Unfortunately, the torrential rain of recent weeks (particularly last night) made the mud particularly soft. I sank up to my knees when I took a step with my left leg and put a load on it. Attempts to extricate my left foot out by pulling it out vertically and balancing on my right foot, only caused said right foot to sink even deeper into the mud.
Sigh. There was nothing for it but to gone on hand and knees. With my weight now distributed across three points (two hands and a knee), I could twist one foot clear of the mud and place it (horizontally) on slight firmer mud, and with my weight distributed over a larger area of leg. Then I could twist the other leg out of the mud, before crawling backwards on hands and knees to firm ground.
Yes, my trouser knees were distinctly muddy, as were my hands. Luckily, I eschewed my DSLR/long lens due to the manky weather. Thus I did not have to worry about getting them muddy. I only took my bridge camera, which I simply slung around my back. Also, I did not have to lie completely flat and pull myself out on my stomach.
Unlike my previous sinking incident, this time I had a mobile phone and could have called for help. However, I did not want to even contemplate being rescued by emergency services.
Before we plough into our normal schedule: There is a MGLG work party tomorrow, Sunday 13th. This week we shall be planting 300 saplings in the gaps in the hedgerow running from the MGLG car park and the Blackwater river. Do come along and help. Meet at MGLG car park from10:15am onward.
Inert et al, as is their normal modus operandi, have been working all over the southern half of Manor farm. I am still very perplexed at this flitting all over the place business. Must be the engineer in me: Start at one place and then work your way, linearly, to the finish - unless there is some compelling work to do in the middle bits beforehand.
The remains of the old iron footbridge and pump station road bridge have been removed. Bit of a sad day. I was quite fond of the iron footbridge, even though its metal treads were lethal when wet.

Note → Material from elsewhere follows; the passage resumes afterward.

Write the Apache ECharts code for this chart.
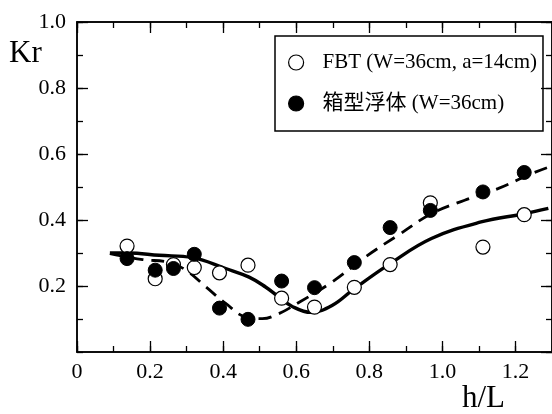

As I can attest to with experience, having slipped down them on a couple of occasions.
Last week I said that one reason for the pump not chugging was that it was grounded, with its inlet pipe partially or wholly above the water; thus making pumping impossible. How wrong I was. It seems that the pump pontoon rests on a large brick structure. This structure was still mostly under water. The pump was chugging away this week, revealing the brick structure. At least a foot and a half (say 45cm) has been pumped out this week.
Just as well the pump is on. Water was flowing quite rapidly from the new Finch pond into Cormorant lake (south) and thence into 'pump pond'. It is still raining hard as I type, and the forecast is for yet more deluge over the coming week!
You'd be hard pressed to see what Inert have been up to on Finch pond this past week. It is all torn up, looking like the Somme. Again this follows restoration practice of infill, smooth, tear up: repeat. I can see that Inert et al have:
- Continued building up the land level around the northern part of Manor farm; some backfill along the banking built last week.
- Deepened the drainage channel between the smaller Finch pond and Cormorant lake (south) they started last week.
- I think the smaller Finch pond is now taking shape. At least there is a pond shaped hole approximately where it is to be, and it is being drained; but not yet hooked up to either the culvert or the original fragment of Colebrook cut. Can't do that until quite late on as access is needed by lorries.
Midweek I espied a digger working around the pump. Not entirely sure what it was up to, but there was a new track on the east shore of Cormorant lake (south), next to the drainage channel. Most was revealed this morning; though I do not know how much was done this past week or the weeks before.
- The ditch connecting Manor Lake (south) to what was Cormorant lake (south) has been partially filled in, forming a dam/viaduct to allow plant to cross over. This means that Manor lake (south) can longer drain. Water levels have built up, covering some of the mud flats/gravel bars.
- The viaduct allows diggers and bulldozers to go around the drainage ditch to work on the east shore of Cormorant lake (south).
- I am not entirely sure why or what has been done. There appears to be some bulldozing of soil into the 'pond' next to the pump. Diggers and/or the bulldozer have worked their way northward, but not a huge amount appears to have been achieved. Very odd.
- The digger also appears to have cut a path from the pump southward along the west shore of Manor lake (south), on the east side of where a bridge used to stand. Again, it is difficult to discern what the point of this is. It does give better access to the pump pipe, running into Chandlers farm.
Anyway, by the time I reached the pump station, I was a bit soggy, somewhat muddy, and slightly knackered; partly due to too much swimming this part week and as it was such a hard slog across Manor farm through all the mud and torn up ground. I chose to walk back to the Longwater road via the firm and comforting south footpath. At least the sewage plant wasn't so smelly. It was really on form on Wednesday.
Moving on to wildlife. Plenty of deer sign, as usual. Birds are beginning to return to Cormorant lake. I think I have seen less due to the odd times I visited the site over the past few weeks, but also I think it is only now that they start congregating into large flocks. Also, a whole load of migrant species start arriving e.g. Widgeon.
There were a lot of Canada geese, Egyptian geese, Barnacle geese and Lapwing. Your normal Coots, Grebes, Mallards and other assorted wildfowl I can't recognise were abound. Oh, I can now here and sometimes see Long-tailed tits. I've missed their song all summer, and was worried that they might have had a catastrophic breeding season.
The conditions were pretty bad for photography. My bridge camera struggled. Just as well, with the mud incident, I didn't take my DSLR and long lens.